Written homework. Interesting. My CBT didn't give me work like that. We'd set goals, I'd work on them for the week, then report back. After that, we'd refine and repeat unless we needed to pursue a different direction/problem. It is very important to see a CBT who specializes in the unique challenges of ADHD. If your CBT advertised that he/she was versed in ADHD, then perhaps they didn't understand how you process information very well. Don't write off CBT quite yet.

August, 30 2010 at 4:49 am

I'm a mother of sons, who are now adults Some have ADHD, and the others have ADD. Without being aware, I raised my boys with CBT. I realized when they were young that having a set routine helped them be better focused and have better social skills.
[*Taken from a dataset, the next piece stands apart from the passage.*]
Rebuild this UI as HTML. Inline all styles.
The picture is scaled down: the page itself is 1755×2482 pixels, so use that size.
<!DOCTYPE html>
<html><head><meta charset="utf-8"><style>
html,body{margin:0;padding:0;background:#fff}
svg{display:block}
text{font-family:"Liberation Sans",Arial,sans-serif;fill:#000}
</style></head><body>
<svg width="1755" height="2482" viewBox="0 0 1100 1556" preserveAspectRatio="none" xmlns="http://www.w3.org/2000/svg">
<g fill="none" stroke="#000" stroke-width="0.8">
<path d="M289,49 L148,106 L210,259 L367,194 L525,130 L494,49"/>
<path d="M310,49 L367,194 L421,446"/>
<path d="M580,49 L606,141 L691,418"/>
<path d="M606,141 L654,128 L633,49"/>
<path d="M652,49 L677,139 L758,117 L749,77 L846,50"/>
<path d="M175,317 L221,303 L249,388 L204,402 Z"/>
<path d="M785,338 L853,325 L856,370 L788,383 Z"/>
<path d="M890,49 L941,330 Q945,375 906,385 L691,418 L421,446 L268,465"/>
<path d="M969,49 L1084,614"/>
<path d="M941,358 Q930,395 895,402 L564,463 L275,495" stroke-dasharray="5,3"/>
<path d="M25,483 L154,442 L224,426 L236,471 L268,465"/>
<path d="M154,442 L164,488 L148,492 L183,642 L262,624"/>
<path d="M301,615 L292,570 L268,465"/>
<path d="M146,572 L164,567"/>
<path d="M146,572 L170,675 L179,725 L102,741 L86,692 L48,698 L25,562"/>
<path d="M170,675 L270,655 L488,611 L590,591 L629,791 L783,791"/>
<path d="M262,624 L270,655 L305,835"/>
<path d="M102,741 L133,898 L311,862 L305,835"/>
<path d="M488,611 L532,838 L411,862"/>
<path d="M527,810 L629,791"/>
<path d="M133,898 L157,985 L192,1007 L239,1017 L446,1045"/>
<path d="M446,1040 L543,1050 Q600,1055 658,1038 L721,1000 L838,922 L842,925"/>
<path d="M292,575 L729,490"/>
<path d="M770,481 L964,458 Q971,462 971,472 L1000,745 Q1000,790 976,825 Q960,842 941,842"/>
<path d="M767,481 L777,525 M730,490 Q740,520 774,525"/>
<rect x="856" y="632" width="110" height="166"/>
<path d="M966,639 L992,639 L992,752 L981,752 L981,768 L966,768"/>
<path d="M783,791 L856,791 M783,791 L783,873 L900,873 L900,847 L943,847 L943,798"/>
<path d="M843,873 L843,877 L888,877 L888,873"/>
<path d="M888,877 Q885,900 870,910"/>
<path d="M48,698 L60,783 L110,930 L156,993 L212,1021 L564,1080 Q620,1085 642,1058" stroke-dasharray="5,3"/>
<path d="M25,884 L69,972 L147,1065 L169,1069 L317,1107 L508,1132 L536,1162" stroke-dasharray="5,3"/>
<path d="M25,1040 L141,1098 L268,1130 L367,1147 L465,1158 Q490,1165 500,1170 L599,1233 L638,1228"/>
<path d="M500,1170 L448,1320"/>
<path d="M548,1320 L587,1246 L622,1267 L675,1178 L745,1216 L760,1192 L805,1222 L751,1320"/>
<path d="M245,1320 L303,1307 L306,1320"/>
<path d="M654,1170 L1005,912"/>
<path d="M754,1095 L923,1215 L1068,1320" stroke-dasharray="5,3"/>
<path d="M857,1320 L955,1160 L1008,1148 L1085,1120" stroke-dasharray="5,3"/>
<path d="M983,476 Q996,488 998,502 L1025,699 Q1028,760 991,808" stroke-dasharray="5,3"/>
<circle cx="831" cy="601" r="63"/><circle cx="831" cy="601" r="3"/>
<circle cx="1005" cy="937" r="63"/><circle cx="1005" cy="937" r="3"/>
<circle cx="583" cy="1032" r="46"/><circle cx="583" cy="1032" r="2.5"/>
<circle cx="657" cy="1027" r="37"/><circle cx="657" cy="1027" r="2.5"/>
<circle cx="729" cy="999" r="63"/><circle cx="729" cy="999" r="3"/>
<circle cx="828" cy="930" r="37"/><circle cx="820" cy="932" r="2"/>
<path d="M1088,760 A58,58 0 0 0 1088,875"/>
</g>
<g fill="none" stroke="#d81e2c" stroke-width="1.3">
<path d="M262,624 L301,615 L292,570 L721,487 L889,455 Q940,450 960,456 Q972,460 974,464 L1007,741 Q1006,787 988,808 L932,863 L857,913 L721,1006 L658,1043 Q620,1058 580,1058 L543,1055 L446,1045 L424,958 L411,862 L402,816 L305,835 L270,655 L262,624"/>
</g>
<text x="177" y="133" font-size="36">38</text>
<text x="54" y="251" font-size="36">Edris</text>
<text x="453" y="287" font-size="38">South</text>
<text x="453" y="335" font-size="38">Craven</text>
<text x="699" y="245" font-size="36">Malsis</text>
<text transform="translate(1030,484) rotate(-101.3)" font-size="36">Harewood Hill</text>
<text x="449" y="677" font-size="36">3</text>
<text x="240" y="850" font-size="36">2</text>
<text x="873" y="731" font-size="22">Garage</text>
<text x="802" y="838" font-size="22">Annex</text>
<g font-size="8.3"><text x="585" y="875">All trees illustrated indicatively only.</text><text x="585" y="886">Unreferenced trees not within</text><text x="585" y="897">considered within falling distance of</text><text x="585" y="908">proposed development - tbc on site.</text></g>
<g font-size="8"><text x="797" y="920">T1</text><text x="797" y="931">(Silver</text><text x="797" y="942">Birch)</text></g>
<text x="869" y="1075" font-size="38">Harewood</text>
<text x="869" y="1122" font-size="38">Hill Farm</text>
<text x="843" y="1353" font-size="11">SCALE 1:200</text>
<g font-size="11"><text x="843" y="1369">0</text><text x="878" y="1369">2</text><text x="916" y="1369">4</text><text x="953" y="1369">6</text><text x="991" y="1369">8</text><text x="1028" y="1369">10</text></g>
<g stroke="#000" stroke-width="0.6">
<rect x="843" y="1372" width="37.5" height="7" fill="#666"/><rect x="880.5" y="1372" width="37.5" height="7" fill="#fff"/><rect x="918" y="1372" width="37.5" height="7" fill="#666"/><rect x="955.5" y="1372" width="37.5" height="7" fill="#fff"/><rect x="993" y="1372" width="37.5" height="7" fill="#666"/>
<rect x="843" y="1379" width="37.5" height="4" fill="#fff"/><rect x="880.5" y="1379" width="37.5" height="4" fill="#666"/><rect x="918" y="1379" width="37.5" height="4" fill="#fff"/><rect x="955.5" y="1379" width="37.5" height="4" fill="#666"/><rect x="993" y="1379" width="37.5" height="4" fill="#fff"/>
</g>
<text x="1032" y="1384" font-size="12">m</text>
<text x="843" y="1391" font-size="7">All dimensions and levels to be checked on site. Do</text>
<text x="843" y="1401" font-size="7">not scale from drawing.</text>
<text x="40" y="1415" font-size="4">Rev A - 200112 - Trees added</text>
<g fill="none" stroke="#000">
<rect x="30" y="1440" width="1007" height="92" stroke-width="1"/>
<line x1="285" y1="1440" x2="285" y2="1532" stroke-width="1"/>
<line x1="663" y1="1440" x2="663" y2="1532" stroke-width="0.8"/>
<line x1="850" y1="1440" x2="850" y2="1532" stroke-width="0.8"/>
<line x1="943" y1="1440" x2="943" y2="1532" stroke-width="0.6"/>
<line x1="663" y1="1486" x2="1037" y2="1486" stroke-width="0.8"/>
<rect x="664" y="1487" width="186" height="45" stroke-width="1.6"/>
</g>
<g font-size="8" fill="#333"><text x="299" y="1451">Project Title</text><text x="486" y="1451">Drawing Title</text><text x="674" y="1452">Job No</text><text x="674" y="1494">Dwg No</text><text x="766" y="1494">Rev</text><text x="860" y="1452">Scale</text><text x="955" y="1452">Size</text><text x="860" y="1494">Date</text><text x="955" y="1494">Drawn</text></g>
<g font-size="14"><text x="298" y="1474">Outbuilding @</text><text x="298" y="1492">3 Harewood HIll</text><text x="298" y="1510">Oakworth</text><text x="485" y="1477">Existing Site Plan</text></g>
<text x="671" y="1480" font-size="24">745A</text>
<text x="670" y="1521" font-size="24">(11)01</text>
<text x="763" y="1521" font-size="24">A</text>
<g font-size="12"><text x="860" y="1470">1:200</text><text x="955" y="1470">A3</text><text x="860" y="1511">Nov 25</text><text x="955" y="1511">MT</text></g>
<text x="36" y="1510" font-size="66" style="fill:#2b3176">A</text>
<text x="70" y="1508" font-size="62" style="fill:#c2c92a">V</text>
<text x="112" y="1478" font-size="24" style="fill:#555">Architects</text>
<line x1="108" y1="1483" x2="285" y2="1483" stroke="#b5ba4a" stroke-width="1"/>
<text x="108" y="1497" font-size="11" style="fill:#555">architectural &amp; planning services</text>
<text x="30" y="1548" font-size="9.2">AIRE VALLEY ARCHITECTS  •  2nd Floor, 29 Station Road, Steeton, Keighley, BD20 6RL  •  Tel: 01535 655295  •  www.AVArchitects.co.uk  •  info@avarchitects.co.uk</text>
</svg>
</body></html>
Without a schedule they were in constant chaos. So, meals were at the same time daily, and they had a list on the fridge for chores. I kept them busy with activities, and they had play time outside to get their wiggles out. The oldest took ritalin for school days only. The others did not. My oldest had trouble with med side affects, just like you, Douglas. So I talked with Doctors and my husband and I developed a plan that would help bring peace to our sons & home. Most days it worked, some times it didn't. The plan changed from year to year, just as my boys changed over time. Taking control of your difficulties is always a good way to go.

In reply to by Anonymous (not verified)

Douglas Cootey
September, 6 2010 at 6:32 pm

Keeping on top of it is tough. The brain is as stubborn as it is resilient. Change is tough work. Good for you in persevering.